I want to be crystal clear that this approach should be used as a last resort and handled with care, especially when dealing with conversational bots. I do not recommend starting with this approach or overusing this approach. I stand by the approach that everyone should be using representative end user questions as their foundation for intents and variations. Intents should never be fabricated, ever. Variations can be supplemented with self-created variations on a very rare and careful basis. If you self-create all your intents, you will likely experience sub-par performance for trying to fabricate the end user speak. If you find that you need to constantly add in self-created variations to properly train, then you need to revisit your collected representative questions as there is something that is really wrong.

Structuring Intents – There are multiple ways you could structure your intents, but I’ll talk about two common methods. It is very popular and common that you will use a combination of these in your deployment.

One way is to group intents that do not contain various different entities embedded in each intent. Here is an example of some questions of an intent designed to ask about general team performance:

Can you tell me how my team is performing?
How is my team doing?
Are my team members performing well?

The other way method to structure your intents is to group questions which include multiple entities embedded in them. This is when you have one high level intent, but little sub intents within them. You would group them all together as one intent to give Watson a stronger confidence level of the high level intent, and then in Conversation/Dialog, you would use entity extraction to pull out what the sub intent is. Here is an example:

Can you tell me how my team is performing?
Can you show me performance across all teams?
How is the team performing in the US?

As you can see, all three of these questions are asking about team performance but focusing on 3 different aspects of it. Depending on your case, you could train Watson on all of these as one intent called “Team_Performance” and then use entity extraction to examine the user utterance for the sub intents (eg “across all teams” or “in the US”).

*Technically, there is another possibility where you could identify sub-intents by using multiple classifiers/intent services but that would require additional effort and configuration at the orchestration layer that I will not go into here.

Iterative Training & Testing Cycles – This is key to the Watson learning process. The sooner you can put your Watson deployment in front of real end users, the higher quality your deployment will be when you go live. Again, in some organizations, this may be easier to achieve, such as if your end users are internal employees. However, this may be more challenging for organizations where their end users are external customers, but still achievable.

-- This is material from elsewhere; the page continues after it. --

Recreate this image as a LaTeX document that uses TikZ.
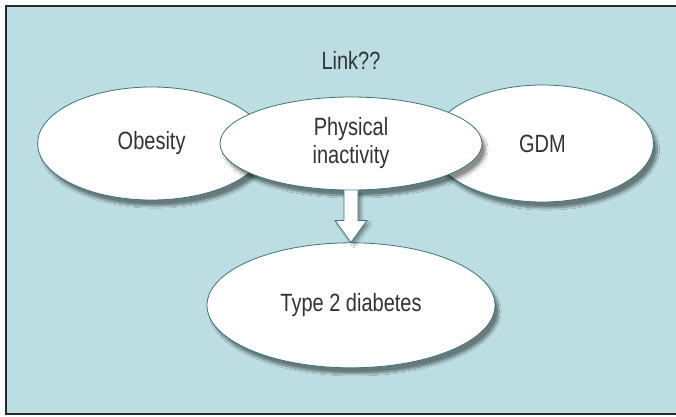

I would use the same number of questions per test session and craft the sessions around the same topics (to ensure the test questions are targeted against the use case intents). Once you’ve achieved satisfactory performance, you can move on to other topics. After your first test session, capture your results that include the percentage of questions that returned the proper intent. This will become your baseline. Once you’ve got your baseline, thoroughly review the results and look for trends of questions that require improvement. You should start with the most poorly performing intents, whether they are existing intents or new intents. Your approach of calibration could be refining intent groups, removing questions, adding questions, splitting intent groups, or adding new intent groups.

Conclusion

I hope this helps provide you additional guidance to model, train, test and calibrate your intents using the Watson Conversation service (or the Natural Language Classifier service). I will continue to update this blog post to share any new information that I may learn as we continue on through the cognitive journey.